Using Isight to calibrate nonlinear viscoelastic material properties

Isight is a powerful tool for material calibration. In this post, I will provide an example of using Isight to calibrate nonlinear viscoelastic material.

Parallel rheological framework in Abaqus 6.13 can be used to model non-linear viscoelasticity. The frame work consists of an arbitrary number of viscoelastic networks connected in parallel. In addition, an equilibrium network can be added with purely hyperelastic behavior, or elasto-plastic (*HYPERELASTIC with *PLASTIC) behavior. But plasticity is not considered for this calibration.

The challenge of this calibration is the large number of material parameters. For power-law strain hardening model, each viscous network requires four parameters (A, n, m and S), plus the parameters for the elastic network, the total design parameters could easily exceed ten.

We first calibrated the hyperelastic parameters using the ramp data with fast strain rate, and then we calibrated the viscous parameters using two strategies. In Strategy 1, we performed a multi-step calibration with each step optimizing a subset of parameters using direct optimization approach in Isight. In Strategy 2, we performed a single step calibration optimizing all parameters using pointer 2 approach in Isight.

  1. Test data

To characterize the viscoelastic response, ramp-hold test data were used. During ramp phase, the specimen was uniaxially stretched with the same strain rate (25) to three strain magnitudes (10%, 25% and 100%) (shown in a).
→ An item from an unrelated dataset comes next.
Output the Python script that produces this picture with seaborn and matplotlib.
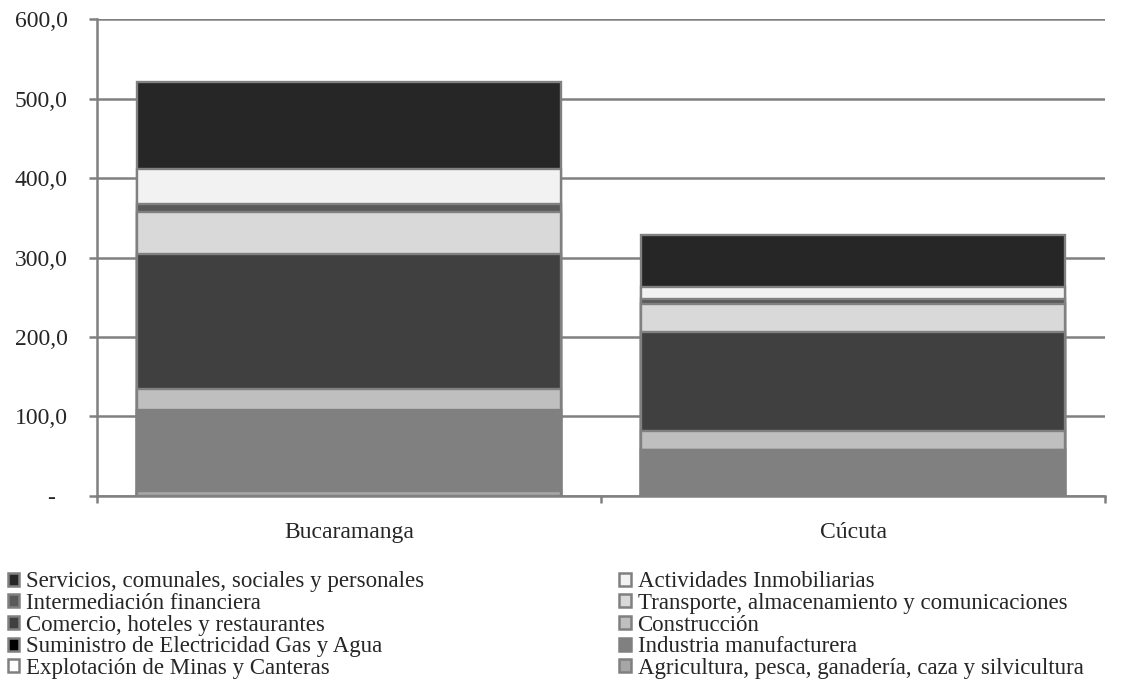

During hold phase, the same strain magnitudes were maintained, while stress relaxation responses were recorded (b). Real time is converted to log time to better match the ramp curve and stress peak (c).

2. Hyperelastic calibration

We evaluate hyperelastic parameters using the stress-strain curve of the fast ramp data in Abaqus/CAE.

3. Viscoelastic calibration: strategy one (multi-step)

A traditional way of calibrating the viscoelastic parameters takes a multi-step approach. First the short term relaxation response of one curve is matched by optimizing one viscous network parameters. Second, by keeping the first network parameters at their optimal values, the second network is added and optimized by matching the long term relaxation response of the same curve. At the end of this step, usually good match could be achieved for one data set. However, large errors still exist for matching other data sets. Therefore, thirdly, the parameters for two networks were adjusted systematically by matching all three curves. If the matches are still not satisfactory, the third network is added and optimized. Additional network can be added until good matches achieved for all data sets.

During this optimization, one may find that hyperelastic parameters require adjustment as well, because the ramp data, allowing specimen relaxation, does not represent pure instantaneous response of the material.

Since each step only optimizes a small number of parameters (2-4), direct optimization approach (e.g. down-hill simplex) was used and convergences were usually achieved within 100 iterations for each step. However, this approach is prone to error due to multiple adjustments of the workflow. It also requires some knowledge of the material model.

4. Viscoelastic calibration strategy two (single step)

Pointer 2 is a powerful exploration approach that combined multiple optimization approaches, it is ideal for complicated unknown design space with potentially multiple optimums. In the second strategy, we tested the capability of pointer 2 in optimizing all the viscoelastic parameters, and one hyperelastic parameter (to correct the relaxation occurred during ramp). We set the viscoelastic parameters at some arbitrary starting points.

5. Results

Both approaches could find optimal solution for hyperelastic and viscoelastic parameters that matches all three test curves. Using pointer 2 approaches reduced number of Abaqus runs and the computational time to half of those of the multi-step approach.

The optimized parameters and their initial guesses are listed here:

This movie shows the optimization result of using Pointer2 approach.

Using pointer 2 allows a single step optimization of material parameters as large as 13 to match three stress relaxation responses within one hour. Further testing of using parallel execution may further reduce the calibration time.